“Bajazet” à la MC 93 : un Castorf bien sage
La nouvelle pièce de Frank Castorf, Bajazet. En considérant le théâtre et la peste, propose une adaptation contemporaine de la pièce de Racine. Un spectacle malgré tout attendu.
Le retour des mêmes ficelles
On nous avait promis un Bajazet irrévérencieux, où Racine croisait Artaud. On (re)trouve surtout un Castorf identique à lui-même, usant sans cesse des mêmes ficelles, sommes toutes peu originales.
L’occupation du plateau tout d’abord : à jardin une tente aux étranges allures de burqa, avec même le grillage de cette dernière ; à cour une cabane en forme de visage de sultan (ou sa représentation occidentale). Histoire que l’on comprenne tout de suite que la mise en scène sera rock, des néons constituant le mot “BABYLON”. Et, bien entendu, ces deux espaces que sont la burqa et le sultan serviront de hors-scènes dans lesquels les acteurs se déroberont à la vue des spectateurs, qui n’y auront accès que par écran interposé.

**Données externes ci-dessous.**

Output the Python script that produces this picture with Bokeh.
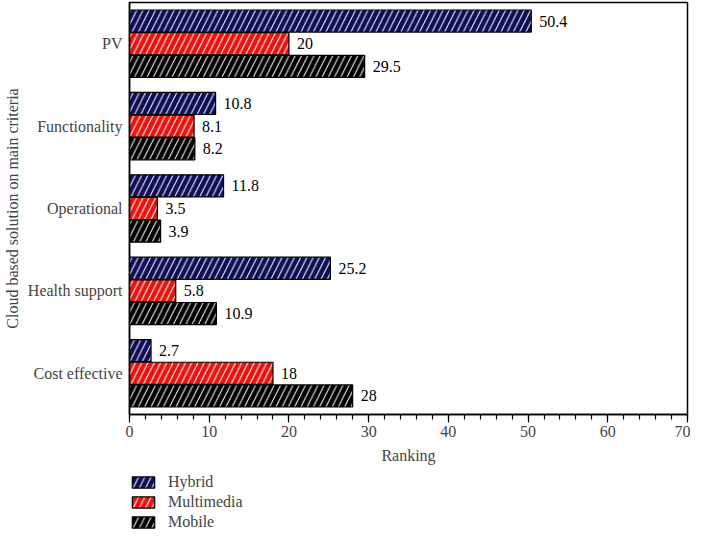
from bokeh.plotting import figure
from bokeh.layouts import column
from bokeh.models import Range1d, FixedTicker, Legend, LegendItem, ColumnDataSource
from bokeh.embed import file_html
from bokeh.resources import INLINE
from bokeh.core.properties import value

categories = ["PV", "Functionality", "Operational", "Health support", "Cost effective"]
series_names = ["Hybrid", "Multimedia", "Mobile"]
hybrid = [50.4, 10.8, 11.8, 25.2, 2.7]
multimedia = [20, 8.1, 3.5, 5.8, 18]
mobile = [29.5, 8.2, 3.9, 10.9, 28]
x_ticks = [0, 10, 20, 30, 40, 50, 60, 70]

series_values = [hybrid, multimedia, mobile]
colors = ["#0f0f57", "#e8140f", "#000000"]
offsets = [0.275, 0.0, -0.275]
FONT = "Liberation Serif"
FS = "16px"
HATCH = dict(hatch_pattern="right_diagonal_line", hatch_color="white",
             hatch_scale=12.5, hatch_weight=1.0)

n = len(categories)
p = figure(width=690, height=466, output_backend="svg", toolbar_location=None,
           x_range=Range1d(0, 70), y_range=Range1d(-0.5, n - 0.5),
           min_border_left=122, min_border_right=3, min_border_top=2,
           min_border_bottom=10)

p.grid.visible = False
p.outline_line_color = "black"
p.outline_line_width = 1.5
p.background_fill_color = "white"

for name, vals, col, off in zip(series_names, series_values, colors, offsets):
    src = ColumnDataSource(dict(
        y=[n - 1 - i + off for i in range(n)],
        x=vals,
        lbl=[f"{v:g}" for v in vals],
    ))
    p.hbar(y="y", right="x", left=0, height=0.268, source=src,
           fill_color=col, line_color="black", line_width=1.2, **HATCH)
    p.text(x="x", y="y", text="lbl", source=src, x_offset=8,
           text_baseline="middle", text_align="left",
           text_font=value(FONT), text_font_size=FS, text_color="black")

# x axis
xa = p.xaxis[0]
xa.ticker = FixedTicker(ticks=x_ticks, minor_ticks=list(range(0, 71, 2)))
xa.axis_label = "Ranking"
xa.axis_label_text_font = FONT
xa.axis_label_text_font_style = "normal"
xa.axis_label_text_font_size = FS
xa.axis_label_standoff = 7
xa.major_label_text_font = FONT
xa.major_label_text_font_size = FS
xa.major_tick_in = 0
xa.major_tick_out = 8
xa.minor_tick_in = 0
xa.minor_tick_out = 5
xa.axis_line_width = 1.5
xa.major_tick_line_width = 1.2
xa.minor_tick_line_width = 1.2
xa.major_label_standoff = 3

# y axis
ya = p.yaxis[0]
ya.ticker = FixedTicker(ticks=list(range(n)), minor_ticks=[])
ya.major_label_overrides = {n - 1 - i: c for i, c in enumerate(categories)}
ya.axis_label = "Cloud based solution on main criteria"
ya.axis_label_text_font = FONT
ya.axis_label_text_font_style = "normal"
ya.axis_label_text_font_size = FS
ya.axis_label_standoff = 4
ya.major_label_text_font = FONT
ya.major_label_text_font_size = FS
ya.major_tick_in = 0
ya.major_tick_out = 0
ya.minor_tick_in = 0
ya.minor_tick_out = 0
ya.axis_line_width = 1.5
ya.major_label_standoff = 7

# legend figure (below the chart); its renderers hold off-range data only
lg = figure(width=690, height=65, output_backend="svg", toolbar_location=None,
            x_range=Range1d(0, 1), y_range=Range1d(0, 1),
            x_axis_location=None, y_axis_location=None,
            min_border_left=121, min_border_right=0, min_border_top=0,
            min_border_bottom=0, outline_line_color=None)
lg.grid.visible = False
items = []
for name, col in zip(series_names, colors):
    r = lg.hbar(y=[-50], right=[-50], left=-51, height=0.1, fill_color=col,
                line_color="black", line_width=1.2, **HATCH)
    items.append(LegendItem(label=name, renderers=[r]))
legend = Legend(items=items, location="bottom_left", orientation="vertical",
                label_text_font=FONT, label_text_font_size=FS,
                glyph_width=28, glyph_height=14, label_standoff=11,
                spacing=2, padding=0, margin=0,
                border_line_color=None, background_fill_alpha=0)
lg.add_layout(legend, "center")

layout = column(p, lg, spacing=0)
open("out.html", "w").write(file_html(layout, INLINE))
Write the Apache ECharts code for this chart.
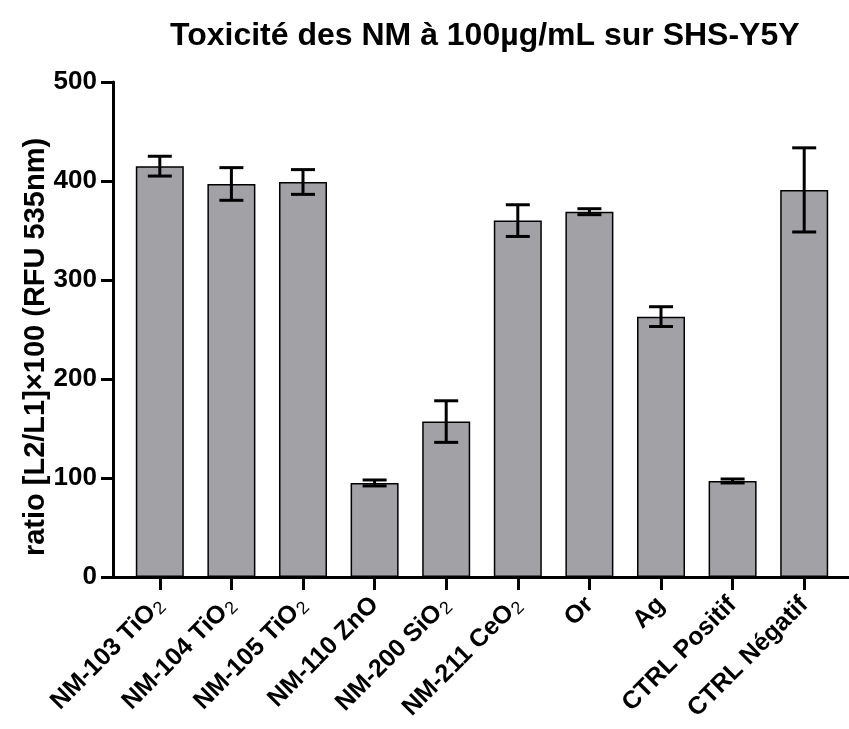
<!DOCTYPE html>
<html>
<head>
<meta charset="utf-8">
<script src="https://cdn.jsdelivr.net/npm/echarts@6/dist/echarts.min.js"></script>
<style>html,body{margin:0;padding:0;background:#fff}#c{width:849px;height:729px}</style>
</head>
<body>
<div id="c"></div>
<script>
var categories = ['NM-103 TiO{s|2}', 'NM-104 TiO{s|2}', 'NM-105 TiO{s|2}', 'NM-110 ZnO', 'NM-200 SiO{s|2}', 'NM-211 CeO{s|2}', 'Or', 'Ag', 'CTRL Positif', 'CTRL Négatif'];
var means = [415, 397, 399, 95, 157, 360, 369, 263, 97, 391];
var errors = [10, 16.5, 12.5, 3, 21, 16, 3, 10, 2, 42.5];
var yTicks = [0, 100, 200, 300, 400, 500];
var titleText = 'Toxicité des NM à 100µg/mL sur SHS-Y5Y';
var yAxisTitle = 'ratio [L2/L1]×100 (RFU 535nm)';

var FONT = '"Liberation Sans", Arial, sans-serif';
var chart = echarts.init(document.getElementById('c'));
var errData = means.map(function (m, i) { return [i, m - errors[i], m + errors[i]]; });

chart.setOption({
  animation: false,
  backgroundColor: '#fff',
  title: {
    text: titleText,
    left: 165, top: 15,
    textStyle: { fontFamily: FONT, fontWeight: 'bold', fontSize: 32, color: '#000' }
  },
  graphic: [{
    type: 'text', x: 36, y: 347, rotation: Math.PI / 2,
    style: { text: yAxisTitle, fontFamily: FONT, fontWeight: 'bold', fontSize: 29, fill: '#000',
             align: 'center', verticalAlign: 'middle' }
  }],
  grid: [
    { left: 113, right: 0, top: 82, bottom: 152 },
    { left: 124, right: 9, top: 82, bottom: 152 }
  ],
  xAxis: [
    { gridIndex: 0, type: 'value', min: 0, max: 1,
      axisLine: { show: true, lineStyle: { color: '#000', width: 3 } },
      axisTick: { show: false }, axisLabel: { show: false }, splitLine: { show: false } },
    { gridIndex: 1, type: 'category', data: categories,
      axisLine: { show: false },
      axisTick: { show: true, alignWithLabel: true, length: 13, lineStyle: { color: '#000', width: 3 } },
      axisLabel: {
        rotate: 45, margin: 24, interval: 0, color: '#000',
        fontFamily: FONT, fontWeight: 'bold', fontSize: 25,
        rich: { s: { fontFamily: FONT, fontWeight: 'normal', fontSize: 18, padding: [11, 0, 0, 1], color: '#000' } }
      },
      splitLine: { show: false } }
  ],
  yAxis: [
    { gridIndex: 0, type: 'value', min: 0, max: 500, interval: 100,
      axisLine: { show: true, lineStyle: { color: '#000', width: 3 } },
      axisTick: { show: true, length: 12, lineStyle: { color: '#000', width: 3 } },
      axisLabel: { color: '#000', fontFamily: FONT, fontWeight: 'bold', fontSize: 26, margin: 16 },
      splitLine: { show: false } },
    { gridIndex: 1, type: 'value', min: 0, max: 500, interval: 100, show: false, splitLine: { show: false } }
  ],
  series: [
    { type: 'bar', xAxisIndex: 1, yAxisIndex: 1, data: means, barWidth: 48,
      itemStyle: { color: '#a2a1a6', borderColor: '#000', borderWidth: 1.5 } },
    { type: 'custom', xAxisIndex: 1, yAxisIndex: 1, data: errData, z: 10,
      renderItem: function (params, api) {
        var x = api.value(0);
        var lo = api.coord([x, api.value(1)]);
        var hi = api.coord([x, api.value(2)]);
        var hw = 12;
        var st = { stroke: '#000', lineWidth: 3 };
        return { type: 'group', children: [
          { type: 'line', shape: { x1: lo[0], y1: lo[1], x2: hi[0], y2: hi[1] }, style: st },
          { type: 'line', shape: { x1: hi[0] - hw, y1: hi[1], x2: hi[0] + hw, y2: hi[1] }, style: st },
          { type: 'line', shape: { x1: lo[0] - hw, y1: lo[1], x2: lo[0] + hw, y2: lo[1] }, style: st }
        ] };
      } }
  ]
});
</script>
</body>
</html>
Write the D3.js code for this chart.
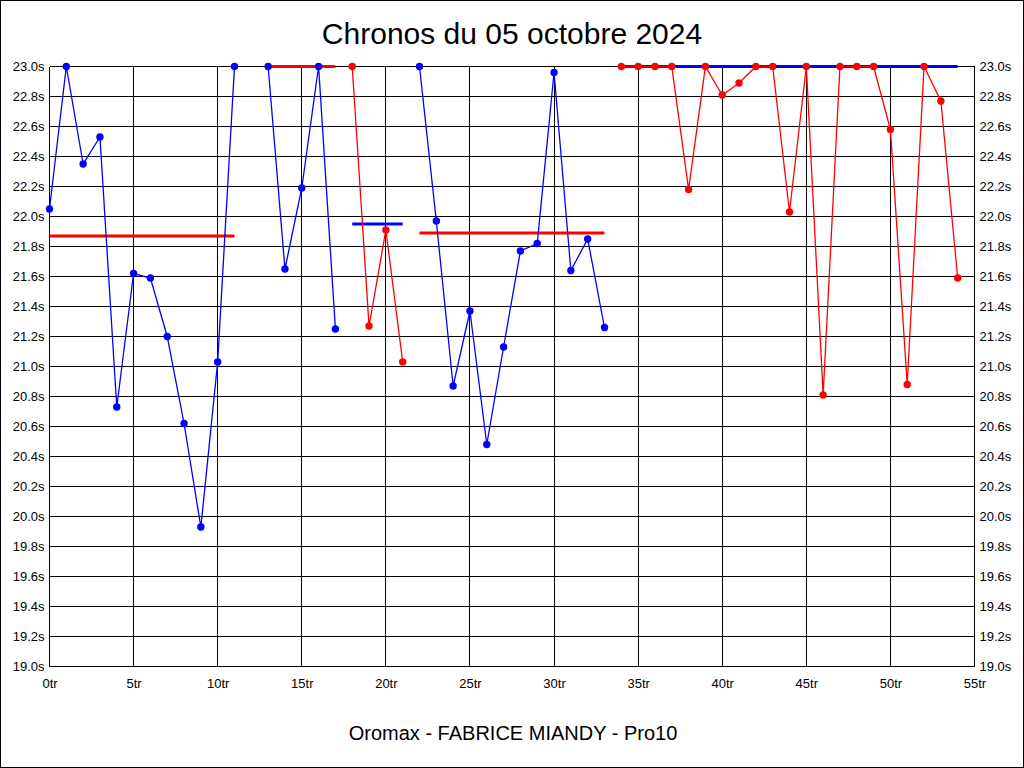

Ce dernier objet, récurrent dans les mises en scène du metteur en scène allemand, devient, à la longue, une béquille un peu facile plus qu’une véritable trouvaille. Surtout, elle nuit au plateau qui, à côté de cet immense écran, paraît petit, étroit, et surtout bien vide.
Un spectacle bien sage
Car, tout ce qui ressort de la démesure et de l’outrance, du sale et de l’orgiaque, est confiné dans ces espaces ni totalement cachés – la présence de la caméra permet de les filmer en plans parfois très rapprochés – ni totalement exhibés – l’écran imposant, de fait, une distance entre le public et la scène projetée. Le jeu qui se déroule sur scène reste, lui, bien sage : on note bien deux comédiens qui se roulent par terre et des brins de paille ici et là, mais enfin, pas de quoi faire pâlir un académicien.
La peinture de la dépravation elle-même est on ne peut plus convenue : des tenues de strip-tease et des perruques improbables, une Jeanne Balibar qui se pend au tuyau d’un narguilé et sort finalement nue pour s’enfermer dans une cage, en une iconographie SM bien éculée. Et, surtout, des volutes de fumée et des cigarettes un peu partout avec même, tenez-vous bien, un personnage qui boit dans un cendrier, comble de la décadence ! Une représentation du vice bien sage, qui n’est pas sans rappeler les (mauvais) films pour adolescents.